WCEB was built to provide that signal.
What WCEB Contains
The Web Content Extraction Benchmark contains 2,008 web pages from 1,613 unique domains. Each page is annotated with ground truth content across one of seven page types: articles (793 pages), service pages (165 pages), products (119 pages), collections (117 pages), forums (113 pages), listings (99 pages), and documentation (91 pages).
WCEB is split into a 1,497-page development set and a 511-page held-out test set with matched page type distributions. The held-out set was constructed from a separate pool of pages, reviewed independently, and never used during any extraction system's development.

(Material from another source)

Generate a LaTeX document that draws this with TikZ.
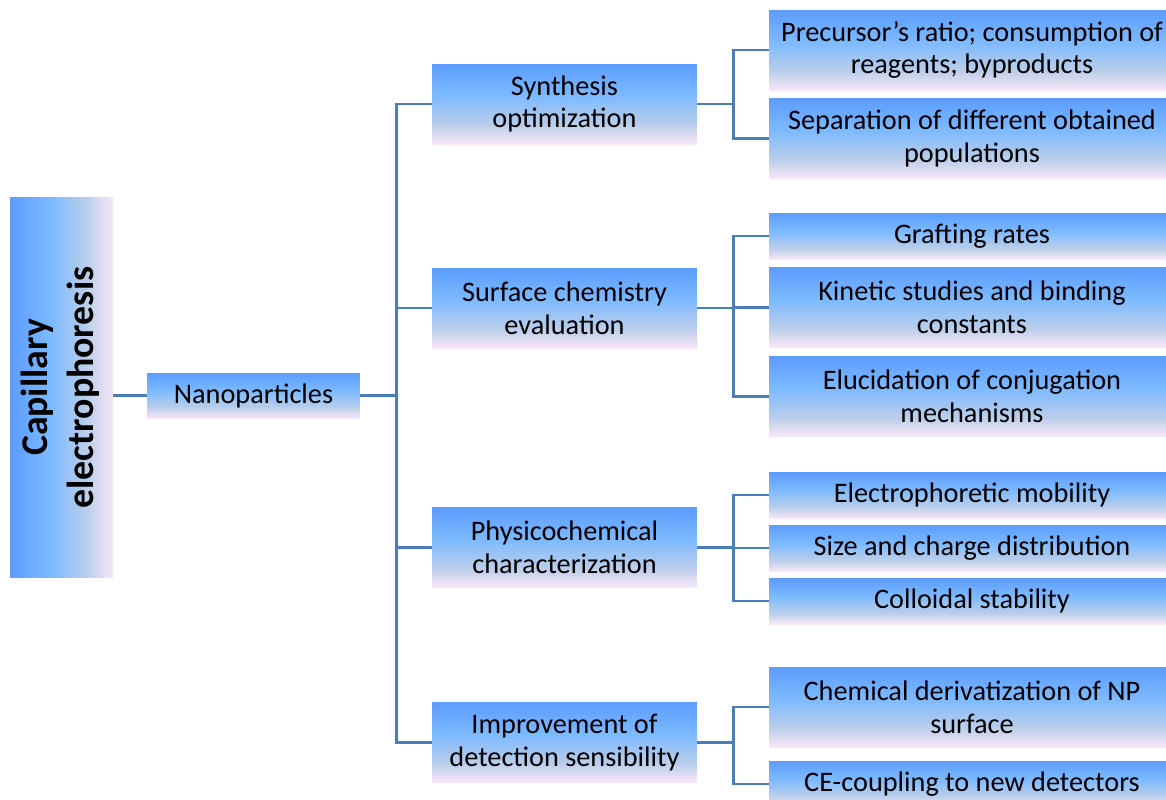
\documentclass[tikz,border=0pt]{standalone}
\usepackage{fontspec}
\setmainfont{Carlito}
\usetikzlibrary{positioning}

\definecolor{boxblue}{RGB}{92,156,255}
\definecolor{boxsky}{RGB}{125,186,255}
\definecolor{boxgrey}{RGB}{186,206,234}
\definecolor{boxpink}{RGB}{249,231,247}
\definecolor{linkblue}{RGB}{74,126,187}

\pgfdeclareverticalshading{boxfade}{100bp}{color(0bp)=(boxpink); color(25bp)=(boxpink); color(37bp)=(boxgrey); color(55bp)=(boxsky); color(75bp)=(boxblue); color(100bp)=(boxblue)}
\pgfdeclarehorizontalshading{sidefade}{100bp}{color(0bp)=(boxblue); color(25bp)=(boxblue); color(45bp)=(boxsky); color(62bp)=(boxgrey); color(75bp)=(boxpink); color(100bp)=(boxpink)}

\begin{document}
\begin{tikzpicture}[x=0.02cm, y=-0.02cm,
			item/.style={shade, shading=boxfade, inner sep=2pt, align=center, font=\fontsize{16.1}{18.7}\selectfont},
			mid/.style={item, minimum width=5.3cm, minimum height=1.6cm},
			leaf/.style={item, minimum width=8.12cm, minimum height=1.6cm},
			thin/.style={leaf, minimum height=0.92cm},
			link/.style={draw=linkblue, line width=1.4pt}]
			\useasboundingbox (0,0) rectangle (1166,799);
			
			\node[shade, shading=sidefade, minimum width=2.06cm, minimum height=7.62cm, inner sep=0pt](cap) at (61.5, 387.5) {\rotatebox{90}{\fontsize{21.5}{26}\selectfont\bfseries\begin{tabular}{@{}c@{}}Capillary\\electrophoresis\end{tabular}}};
			\node[item, minimum width=4.26cm, minimum height=0.9cm](nano) at (253.5, 395.5) {Nanoparticles};
			
			\node[mid](syn) at (564.5, 104) {Synthesis\\optimization};
			\node[mid](surf) at (564.5, 308) {Surface chemistry\\evaluation};
			\node[mid](phys) at (564.5, 547.5) {Physicochemical\\characterization};
			\node[mid](det) at (564.5, 742.5) {Improvement of\\detection sensibility};
			
			\node[leaf](prec) at (972, 50) {Precursor’s ratio; consumption of\\reagents; byproducts};
			\node[leaf](sep) at (972, 138.5) {Separation of different obtained\\populations};
			\node[thin](graft) at (972, 236) {Grafting rates};
			\node[leaf](kin) at (972, 307.5) {Kinetic studies and binding\\constants};
			\node[leaf](eluc) at (972, 396.5) {Elucidation of conjugation\\mechanisms};
			\node[thin](electro) at (972, 495) {Electrophoretic mobility};
			\node[thin](size) at (972, 548) {Size and charge distribution};
			\node[thin](coll) at (972, 601) {Colloidal stability};
			\node[leaf](chem) at (972, 707) {Chemical derivatization of NP\\surface};
			\node[thin](ce) at (972, 784) {CE-coupling to new detectors};
			
			\draw[link] (cap.east |- nano.west) -- (nano.west);
			\foreach \n in {syn, surf, phys, det}
				\draw[link] (nano.east) -- ++(36,0) |- (\n.west);
			
			\draw[link] (syn.east) -- ++(36,0) |- (prec.west);
			\draw[link] (syn.east) -- ++(36,0) |- (sep.west);
			\foreach \n in {graft, kin, eluc}
				\draw[link] (surf.east) -- ++(36,0) |- (\n.west);
			\foreach \n in {electro, size, coll}
				\draw[link] (phys.east) -- ++(36,0) |- (\n.west);
			\draw[link] (det.east) -- ++(36,0) |- (chem.west);
			\draw[link] (det.east) -- ++(36,0) |- (ce.west);
			
		\end{tikzpicture}
\end{document}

This split allows researchers to develop against the development set while validating that results generalise on the test set.
Each ground truth annotation includes the full main content as plain text, page title, author name, publication date, and two sets of evaluation snippets: with[] snippets that must appear in a correct extraction (testing completeness) and without[] snippets from boilerplate that must not appear (testing precision). Evaluation uses word-level set-overlap F1, consistent with prior extraction benchmarks.
WCEB is released under CC-BY-4.0 and is available on GitHub, Zenodo (with DOI for citation), and HuggingFace Datasets.
What the Leaderboard Reveals
The overall F1 numbers are interesting. The per-page-type breakdown is where it gets revealing.
On articles, every top system lands between F1 = 0.88 and 0.93. The differences are marginal — pick any of the top five and you will get good results on news articles and blog posts.
On other page types, the picture falls apart. Forums show a 26.4-point spread between the best and worst system. Collections: 29.6 points. Products: 20.7 points. That is the difference between extracting most of the content and extracting almost none of it.